Your model is running perfectly, but the predictions feel slower than they should. Somewhere between cached features, real-time scoring, and AWS permissions, things stall. That’s exactly where Redis SageMaker comes in, acting like the traffic controller between your data plane and machine learning workflow.
Redis handles data ingestion and caching with brutal speed. Amazon SageMaker builds, trains, and deploys models with industrial-grade scalability. Used together, they create a feedback loop of low-latency inference and cost efficiency that traditional setups struggle to match. You get hot storage for features, instant lookups for live scoring, and a path to retrain models using fresh data without manual glue code.
Integrating them is about managing flow rather than configuration. Your application writes feature vectors into Redis under secure keys.
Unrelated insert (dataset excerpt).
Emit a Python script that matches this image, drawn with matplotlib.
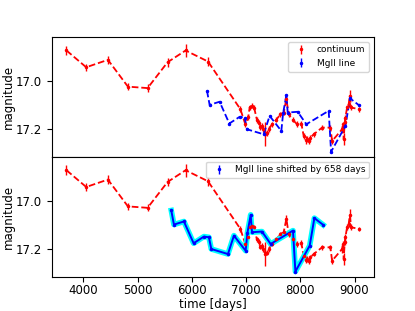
import numpy as np
import matplotlib
matplotlib.use("Agg")
import matplotlib.pyplot as plt

# continuum light curve
cont_t = [3690, 4054, 4454, 4823, 5185, 5554, 5886, 6299, 6896, 6987,
          7040, 7067, 7111, 7150, 7200, 7233, 7260, 7295, 7320, 7356,
          7390, 7417, 7480, 7560, 7633, 7694, 7744, 7786, 7860, 7941,
          8020, 8063, 8100, 8125, 8160, 8186, 8247, 8402, 8555, 8587,
          8771, 8790, 8801, 8820, 8832, 8863, 8893, 8912, 8937, 9078]
cont_m = [16.871, 16.941, 16.910, 17.022, 17.028, 16.920, 16.871, 16.917, 17.116, 17.179,
          17.150, 17.109, 17.102, 17.110, 17.160, 17.172, 17.190, 17.186, 17.200, 17.220,
          17.215, 17.200, 17.179, 17.160, 17.137, 17.130, 17.074, 17.137, 17.160, 17.179,
          17.176, 17.228, 17.245, 17.242, 17.250, 17.235, 17.221, 17.193, 17.193, 17.249,
          17.200, 17.180, 17.242, 17.170, 17.151, 17.109, 17.095, 17.060, 17.109, 17.116]
cont_e = [0.020, 0.015, 0.018, 0.015, 0.015, 0.018, 0.028, 0.018, 0.012, 0.012,
          0.010, 0.012, 0.010, 0.010, 0.012, 0.012, 0.012, 0.012, 0.012, 0.050,
          0.012, 0.012, 0.010, 0.010, 0.010, 0.010, 0.015, 0.012, 0.010, 0.012,
          0.012, 0.012, 0.015, 0.012, 0.012, 0.012, 0.010, 0.010, 0.010, 0.012,
          0.015, 0.012, 0.025, 0.012, 0.012, 0.012, 0.012, 0.025, 0.012, 0.010]

# MgII line light curve
mg_t = [6280, 6329, 6513, 6692, 6882, 6974, 7018, 7325, 7435, 7651,
        7683, 7744, 7768, 7952, 8112, 8524, 8568, 8832, 8918, 9079]
mg_m = [17.039, 17.098, 17.085, 17.176, 17.148, 17.151, 17.200, 17.221, 17.144, 17.207,
        17.134, 17.057, 17.130, 17.127, 17.179, 17.123, 17.294, 17.186, 17.071, 17.099]
mg_e = [0.004] * len(mg_t)

lag = 658

mg_shift = np.array(mg_t) - lag

fig, (ax1, ax2) = plt.subplots(2, 1, sharex=True, figsize=(4.15, 3.11), dpi=100)
fig.subplots_adjust(hspace=0)

ax1.plot(cont_t, cont_m, 'r--', lw=1.3)
ax1.errorbar(cont_t, cont_m, yerr=cont_e, fmt='r.', ms=3, elinewidth=1, label='continuum')
ax1.plot(mg_t, mg_m, 'b--', lw=1.3)
ax1.errorbar(mg_t, mg_m, yerr=mg_e, fmt='b.', ms=3, elinewidth=1, label='MgII line')
ax1.legend(loc='upper right', fontsize=6.5)

ax2.plot(cont_t, cont_m, 'r--', lw=1.3)
ax2.errorbar(cont_t, cont_m, yerr=cont_e, fmt='r.', ms=3, elinewidth=1)
ax2.plot(mg_shift, mg_m, color='cyan', lw=4)
ax2.plot(mg_shift, mg_m, 'b-', lw=1.4)
ax2.errorbar(mg_shift, mg_m, yerr=mg_e, fmt='b.', ms=3, elinewidth=1,
             label='MgII line shifted by %d days' % lag)
ax2.legend(loc='upper right', fontsize=6.5)

for ax in (ax1, ax2):
    ax.set_ylim(17.316, 16.816)
    ax.set_yticks([17.0, 17.2])
    ax.set_ylabel('magnitude', fontsize=8.5, labelpad=1)
    ax.tick_params(labelsize=8.5)
ax2.tick_params(axis='x', pad=2)
ax2.set_xlim(3421, 9350)
ax2.set_xlabel('time [days]', fontsize=8.5, labelpad=0.5)

plt.savefig('out.png')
SageMaker endpoints read those vectors directly or through managed pipelines during inference. Permissions come from IAM roles that define scoped access, ensuring Redis only serves the data each model truly needs. The trick is aligning identity, caching boundaries, and model inputs so nothing requires a round trip longer than a blink.
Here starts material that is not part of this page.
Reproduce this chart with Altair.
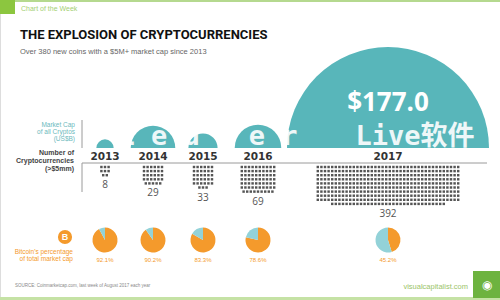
import math
import altair as alt
import pandas as pd

# ---------------- data ----------------
years = ["2013", "2014", "2015", "2016", "2017"]
market_cap_b = [1.3, 8.6, 3.7, 9.4, 177.0]          # US$ billions
num_coins = [8, 29, 33, 69, 392]                     # cryptocurrencies > $5mm
btc_share = [92.1, 90.2, 83.3, 78.6, 45.2]           # % of total market cap

title_txt = "THE EXPLOSION OF CRYPTOCURRENCIES"
subtitle_txt = "Over 380 new coins with a $5M+ market cap since 2013"
kicker_txt = "Chart of the Week"
source_txt = "SOURCE: Coinmarketcap.com, last week of August 2017 each year"
site_txt = "visualcapitalist.com"
cap_label = ["Market Cap", "of all Cryptos", "(US$B)"]
num_label = ["Number of", "Cryptocurrencies", "(>$5mm)"]
btc_label = ["Bitcoin's percentage", "of total market cap"]

# ---------------- layout / style ----------------
COL_X = [105, 153, 203, 258, 388]
GRID_COLS = [3, 6, 6, 10, 40]
BASE_Y = 148
TEAL = "#58b6ba"
ORANGE = "#f49a2c"
LTEAL = "#93d2d8"
GREEN = "#8cc63f"
DARK = "#333333"

xs = alt.Scale(domain=[0, 500], nice=False, zero=False)
ys = alt.Scale(domain=[0, 300], nice=False, zero=False, reverse=True)
X = lambda f: alt.X(f, scale=xs, axis=None)
Y = lambda f: alt.Y(f, scale=ys, axis=None)


def text_layer(rows, **kw):
    df = pd.DataFrame(rows, columns=["x", "y", "t"])
    return alt.Chart(df).mark_text(**kw).encode(x=X("x:Q"), y=Y("y:Q"), text="t:N")


layers = []

# frame decorations
rects = pd.DataFrame([
    {"x": 0, "x2": 500, "y": 0, "y2": 2, "c": "#b5d98f"},
    {"x": 0, "x2": 15, "y": 0, "y2": 14, "c": GREEN},
    {"x": 0, "x2": 500, "y": 297, "y2": 300, "c": "#c5e2a5"},
    {"x": 473, "x2": 500, "y": 271, "y2": 298, "c": "#6db33f"},
])
layers.append(alt.Chart(rects).mark_rect().encode(
    x=X("x:Q"), x2="x2:Q", y=Y("y:Q"), y2="y2:Q",
    color=alt.Color("c:N", scale=None)))

# market cap semicircles (area ~ market cap)
cap_df = pd.DataFrame({"year": years, "cap": market_cap_b, "x": COL_X, "y": [BASE_Y] * 5})
layers.append(alt.Chart(cap_df).mark_arc(
    theta=3 * math.pi / 2, theta2=5 * math.pi / 2, color=TEAL).encode(
    x=X("x:Q"), y=Y("y:Q"),
    radius=alt.Radius("cap:Q", stack=None,
                      scale=alt.Scale(type="sqrt", domain=[0, 177], range=[0, 101],
                                      nice=False, zero=True))))

# gray guide lines
lines = pd.DataFrame([
    {"x": 82, "x2": 82, "y": 120, "y2": 148},
    {"x": 82, "x2": 82, "y": 163, "y2": 192},
    {"x": 82, "x2": 487, "y": 163, "y2": 163},
])
layers.append(alt.Chart(lines).mark_rule(color="#9a9a9a", strokeWidth=1).encode(
    x=X("x:Q"), x2="x2:Q", y=Y("y:Q"), y2="y2:Q"))

# waffle dots
dots = []
num_lab = []
for i, (n, cols) in enumerate(zip(num_coins, GRID_COLS)):
    rows = math.ceil(n / cols)
    for k in range(n):
        r, c = divmod(k, cols)
        in_row = cols if r < rows - 1 else n - cols * (rows - 1)
        off = (cols - in_row) / 2
        dots.append({"x": COL_X[i] + (c + off - (cols - 1) / 2) * 3.6, "y": 167 + r * 4.1})
    num_lab.append((COL_X[i], 167 + (rows - 1) * 4.1 + 10, str(n)))
layers.append(alt.Chart(pd.DataFrame(dots)).mark_square(size=6, color="#555555", opacity=1).encode(
    x=X("x:Q"), y=Y("y:Q")))
layers.append(text_layer(num_lab, fontSize=10, color="#555555", font="Open Sans", baseline="middle"))

# pies
pie_rows = []
for i, p in enumerate(btc_share):
    pie_rows.append({"x": COL_X[i], "y": 240, "s": 0, "e": p, "c": ORANGE})
    pie_rows.append({"x": COL_X[i], "y": 240, "s": p, "e": 100, "c": LTEAL})
layers.append(alt.Chart(pd.DataFrame(pie_rows)).mark_arc(radius=12.5).encode(
    x=X("x:Q"), y=Y("y:Q"),
    theta=alt.Theta("s:Q", stack=None, scale=alt.Scale(domain=[0, 100], range=[0, 2 * math.pi])),
    theta2="e:Q",
    color=alt.Color("c:N", scale=None)))
layers.append(text_layer([(COL_X[i], 260, f"{p}%") for i, p in enumerate(btc_share)],
                         fontSize=6, color=ORANGE, baseline="middle"))

# bitcoin icon
icon = pd.DataFrame([{"x": 65, "y": 237}])
layers.append(alt.Chart(icon).mark_circle(size=200, color=ORANGE, opacity=1).encode(x=X("x:Q"), y=Y("y:Q")))
layers.append(text_layer([(65, 237, "B")], fontSize=9, fontWeight="bold", color="white", baseline="middle"))

# watermark (drawn under the year labels)
layers.append(text_layer([(208, 137, "L e d g e r")], fontSize=27, fontWeight="bold", color="white",
                         font="DejaVu Sans Mono", baseline="middle", opacity=0.9))
layers.append(text_layer([(415, 137, "Live软件")], fontSize=27, fontWeight="bold", color="white",
                         font="DejaVu Sans Mono, Noto Sans CJK SC", baseline="middle", opacity=0.9))

# year labels
layers.append(text_layer([(COL_X[i], 157, y) for i, y in enumerate(years)],
                         fontSize=10.5, fontWeight="bold", color=DARK, font="DejaVu Sans", baseline="middle"))

# left labels
layers.append(text_layer([(75, 125 + 7 * j, s) for j, s in enumerate(cap_label)],
                         fontSize=6.5, color="#6cb9bd", align="right", baseline="middle"))
layers.append(text_layer([(74, 153 + 8 * j, s) for j, s in enumerate(num_label)],
                         fontSize=7, fontWeight="bold", color="#444444", align="right", baseline="middle"))
layers.append(text_layer([(73, 252 + 7 * j, s) for j, s in enumerate(btc_label)],
                         fontSize=6.5, color=ORANGE, align="right", baseline="middle"))

# big value
layers.append(text_layer([(COL_X[4], 103, f"${market_cap_b[4]:.1f}")],
                         fontSize=26, fontWeight="bold", color="white", font="Open Sans", baseline="middle"))

# header
layers.append(text_layer([(21, 9, kicker_txt)], fontSize=7, color="#a3cf74", align="left", baseline="middle"))
layers.append(text_layer([(20, 35, title_txt)], fontSize=13, fontWeight="bold", color="#111111",
                         font="Roboto", align="left", baseline="middle"))
layers.append(text_layer([(20, 52, subtitle_txt)], fontSize=7.5, color="#666666", align="left", baseline="middle"))

# footer
layers.append(text_layer([(15, 286, source_txt)], fontSize=4.5, color="#888888", align="left", baseline="middle"))
layers.append(text_layer([(468, 287, site_txt)], fontSize=7.5, color="#9bc46a", align="right", baseline="middle"))
layers.append(text_layer([(486.5, 285, "◉")], fontSize=12, color="white", baseline="middle"))

chart = alt.layer(*layers).properties(
    width=500, height=300, padding=0, autosize=alt.AutoSizeParams(type="none")
).configure_view(stroke=None).configure(background="white")

chart.save("out.html", embed_options={"renderer": "svg", "actions": False})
One practical workflow starts with feature extraction jobs that store outputs in Redis. SageMaker calls them during training to keep the dataset warm and reduce fetch time. When deployed, SageMaker inference endpoints pull cached features immediately before predicting. That eliminates recurring S3 latency and keeps your model predicting like it just had a caffeine shot.
If you see inconsistent cache hits or stale results, check TTL settings. Redis persistence modes matter too. RDB snapshots work fine for batch features, while AOF persistence suits real-time recommendations. Always tag keys with metadata that identifies model version, so retraining never collides with outdated input.